(begin)

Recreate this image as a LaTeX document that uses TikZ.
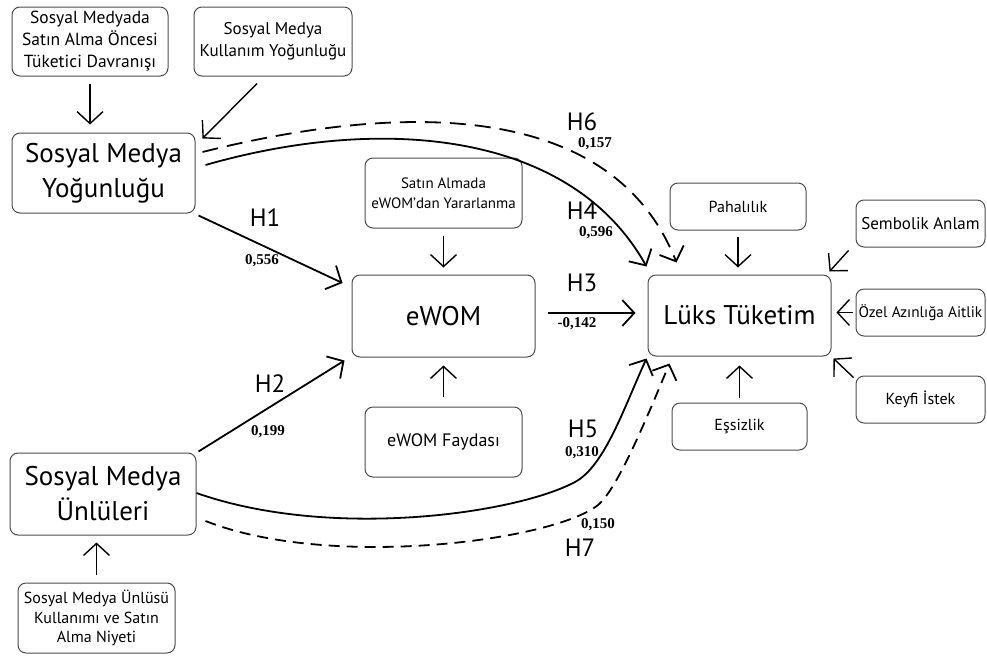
\documentclass[tikz,border=0pt]{standalone}
\usepackage{fontspec}
\setmainfont{PT Sans}
\newfontfamily\numfont{Liberation Serif}
\usetikzlibrary{arrows.meta,calc}

\begin{document}
\begin{tikzpicture}[x=1pt,y=-1pt,
  box/.style={draw=black!70,line width=1pt,rounded corners=8pt,align=center,inner sep=0pt},
  big/.style={box,font=\fontsize{27}{35}\selectfont},
  small/.style={box,font=\fontsize{16}{21}\selectfont},
  smaller/.style={box,font=\fontsize{15}{19.5}\selectfont},
  hyp/.style={font=\fontsize{25}{25}\selectfont,inner sep=0pt},
  coef/.style={font=\numfont\bfseries\fontsize{15}{15}\selectfont,inner sep=0pt},
  tip/.style={-{Straight Barb[length=12pt,width=26pt]}},
  link/.style={tip,line width=1.8pt},
  feed/.style={tip,line width=1.4pt},
]
\useasboundingbox (0,0) rectangle (987,656);

% constructs
\node[small,font=\fontsize{17.5}{22}\selectfont,minimum width=156pt,minimum height=69pt] (pre) at (90,41.5) {Sosyal Medyada\\Satın Alma Öncesi\\Tüketici Davranışı};
\node[small,font=\fontsize{17}{22}\selectfont,minimum width=158pt,minimum height=69pt] (kul) at (273,41.5) {Sosyal Medya\\Kullanım Yoğunluğu};
\node[big,minimum width=183pt,minimum height=80pt] (smy) at (103.5,173) {Sosyal Medya\\Yoğunluğu};
\node[big,minimum width=183pt,minimum height=82pt] (ewom) at (443.5,316) {eWOM};
\node[smaller,minimum width=157pt,minimum height=70pt] (yar) at (443.5,193) {Satın Almada\\eWOM’dan Yararlanma};
\node[small,font=\fontsize{18}{22}\selectfont,minimum width=157pt,minimum height=70pt] (fay) at (443.5,442) {eWOM Faydası};
\node[big,minimum width=183pt,minimum height=81pt] (luks) at (739.5,315.5) {Lüks Tüketim};
\node[small,minimum width=136pt,minimum height=47pt] (pah) at (738,206.5) {Pahalılık};
\node[small,minimum width=135pt,minimum height=47pt] (ess) at (739.5,426.5) {Eşsizlik};
\node[small,font=\fontsize{17}{21}\selectfont,minimum width=129pt,minimum height=47pt] (sem) at (920.5,223.5) {Sembolik Anlam};
\node[small,font=\fontsize{15.3}{20}\selectfont,minimum width=129pt,minimum height=47pt] (ozel) at (920.5,312.5) {Özel Azınlığa Aitlik};
\node[small,minimum width=129pt,minimum height=47pt] (keyf) at (920.5,399.5) {Keyfi İstek};
\node[big,minimum width=186pt,minimum height=82pt] (unl) at (103,494) {Sosyal Medya\\Ünlüleri};
\node[smaller,font=\fontsize{16}{19.5}\selectfont,minimum width=157pt,minimum height=70pt] (niy) at (96.5,618) {Sosyal Medya Ünlüsü\\Kullanımı ve Satın\\Alma Niyeti};

% antecedent arrows
\draw[feed,shorten <=7pt,shorten >=8pt] (pre.south) -- (pre.south |- smy.north);
\draw[feed] ($(kul.south)+(-16,7)$) -- ($(smy.north east)+(7,6)$);
\draw[feed,shorten <=7pt,shorten >=7pt] (yar.south) -- (ewom.north);
\draw[feed,shorten <=10pt,shorten >=8pt] (fay.north) -- (ewom.south);
\draw[feed,shorten <=6pt,shorten >=7pt] (pah.south) -- (pah.south |- luks.north);
\draw[feed,shorten <=5pt,shorten >=9pt] (ess.north) -- (ess.north |- luks.south);
\draw[feed] ($(sem.south west)+(-7,3)$) -- ($(luks.north east)+(-2,-3)$);
\draw[feed,shorten <=3pt,shorten >=5pt] (ozel.west) -- (ozel.west -| luks.east);
\draw[feed] ($(keyf.north west)+(-2,2)$) -- ($(luks.south east)+(2,2)$);
\draw[feed,shorten <=8pt,shorten >=7pt] (niy.north) -- (niy.north |- unl.south);

% hypothesised paths
\draw[link] ($(smy.south east)+(3,2)$) -- ($(ewom.west)+(-9,-33)$);
\draw[link] ($(unl.north east)+(2,-1)$) -- ($(ewom.south west)+(-7,3)$);
\draw[link] ($(ewom.east)+(12,-3)$) -- ($(luks.west)+(-12,-2.5)$);
\draw[link] ($(smy.east)+(10,-8)$) .. controls (380,115) and (570,130) .. ($(luks.north west)+(-1,-8)$);
\draw[link,dash pattern=on 16pt off 9pt] ($(smy.east)+(7,-21)$) .. controls (390,105) and (610,95) .. ($(luks.north west)+(29,-12)$);
\draw[link] ($(unl.east)+(0,-1)$) .. controls (330,540) and (515,514) .. (575,482) .. controls (605,466) and (625,405) .. ($(luks.south west)+(-1,2)$);
\draw[link,dash pattern=on 11pt off 7pt] ($(unl.east)+(9,27)$) .. controls (330,570) and (553,541) .. (598,505) .. controls (618,489) and (650,410) .. ($(luks.south west)+(22,7)$);

% hypothesis labels and coefficients
\node[hyp] (h1) at (265,218) {H1};
\node[coef] (c1) at (262,261) {0,556};
\node[hyp] (h2) at (270,384) {H2};
\node[coef] (c2) at (268,432) {0,199};
\node[hyp] (h3) at (582,283) {H3};
\node[coef] (c3) at (577,324) {-0,142};
\node[hyp] (h4) at (582,211) {H4};
\node[coef] (c4) at (596,233) {0,596};
\node[hyp] (h5) at (583,429) {H5};
\node[coef] (c5) at (582,453) {0,310};
\node[hyp] (h6) at (582,122) {H6};
\node[coef] (c6) at (595,144) {0,157};
\node[hyp] (h7) at (580,548) {H7};
\node[coef] (c7) at (598,525) {0,150};
\end{tikzpicture}
\end{document}
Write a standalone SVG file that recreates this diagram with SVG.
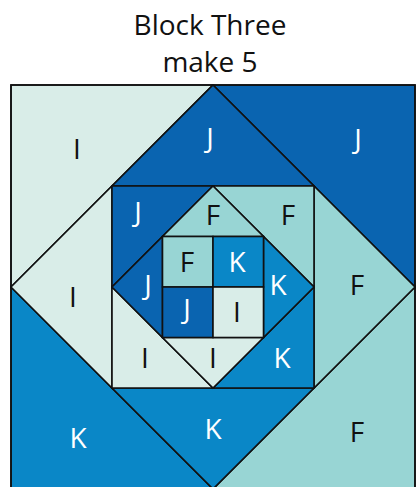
<svg xmlns="http://www.w3.org/2000/svg" width="417" height="487" viewBox="0 0 417 487">
<style>
.I{fill:#d9ede8}.J{fill:#0a64b0}.K{fill:#0a87c7}.F{fill:#98d5d4}
.p polygon,.p rect{stroke:#111;stroke-width:1.6;stroke-linejoin:miter}
text{font-family:"Open Sans","Noto Sans","Liberation Sans",sans-serif;font-size:28px;text-anchor:middle}
.w{fill:#fff}.b{fill:#111}
.title{font-size:28px;fill:#111}
</style>
<rect width="417" height="487" fill="#fff"/>
<g id="title">
<text class="title" x="210" y="34.5">Block Three</text>
<text class="title" x="210" y="72">make 5</text>
</g>
<g id="block" class="p">
<g id="outer-corners">
<polygon class="I" points="11,85 213,85 11,287"/>
<polygon class="J" points="213,85 415,85 415,287"/>
<polygon class="F" points="415,287 415,489 213,489"/>
<polygon class="K" points="11,287 11,489 213,489"/>
</g>
<g id="outer-diamond">
<polygon class="J" points="213,85 314,186 112,186"/>
<polygon class="F" points="314,186 415,287 314,388"/>
<polygon class="K" points="314,388 213,489 112,388"/>
<polygon class="I" points="112,186 112,388 11,287"/>
</g>
<g id="middle-corners">
<polygon class="J" points="112,186 213,186 112,287"/>
<polygon class="F" points="213,186 314,186 314,287"/>
<polygon class="K" points="314,287 314,388 213,388"/>
<polygon class="I" points="112,287 112,388 213,388"/>
</g>
<g id="inner-diamond">
<polygon class="F" points="213,186 263.5,236.5 162.5,236.5"/>
<polygon class="K" points="263.5,236.5 314,287 263.5,337.5"/>
<polygon class="I" points="263.5,337.5 213,388 162.5,337.5"/>
<polygon class="J" points="162.5,236.5 162.5,337.5 112,287"/>
</g>
<g id="center">
<rect class="F" x="162.5" y="236.5" width="50.5" height="50.5"/>
<rect class="K" x="213" y="236.5" width="50.5" height="50.5"/>
<rect class="J" x="162.5" y="287" width="50.5" height="50.5"/>
<rect class="I" x="213" y="287" width="50.5" height="50.5"/>
</g>
<rect x="11" y="85" width="404" height="404" fill="none" stroke="#555" stroke-width="2"/>
</g>
<g id="labels">
<text class="b" x="77" y="159">I</text>
<text class="w" x="210" y="148">J</text>
<text class="w" x="358" y="149">J</text>
<text class="b" x="73" y="307">I</text>
<text class="b" x="357" y="295">F</text>
<text class="w" x="213" y="439">K</text>
<text class="w" x="78" y="448">K</text>
<text class="b" x="357" y="442">F</text>
<text class="w" x="138" y="222">J</text>
<text class="b" x="213" y="225">F</text>
<text class="b" x="288" y="225">F</text>
<text class="w" x="148" y="295">J</text>
<text class="w" x="278" y="295">K</text>
<text class="b" x="187" y="272">F</text>
<text class="w" x="237" y="272">K</text>
<text class="w" x="187" y="319">J</text>
<text class="b" x="237" y="322">I</text>
<text class="b" x="145" y="368">I</text>
<text class="b" x="213" y="368">I</text>
<text class="w" x="282" y="368">K</text>
</g>
</svg>
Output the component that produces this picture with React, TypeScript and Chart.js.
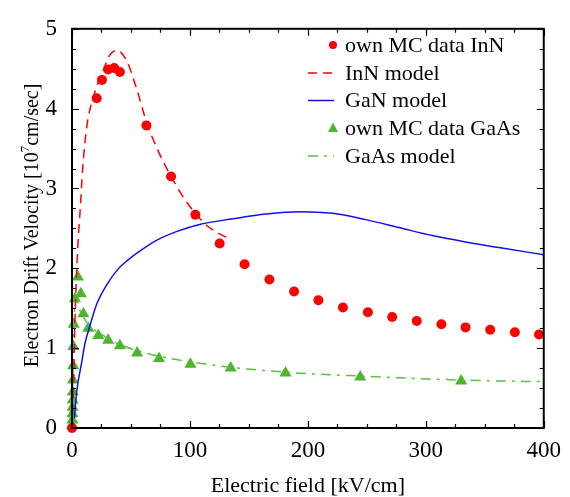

(end)

Exercise details:
Scan the listing above. Gather each line that contains the word "with".

Complete answer:
Write a standalone SVG file that recreates this diagram with SVG.
Output the component that produces this picture with React, TypeScript and Chart.js.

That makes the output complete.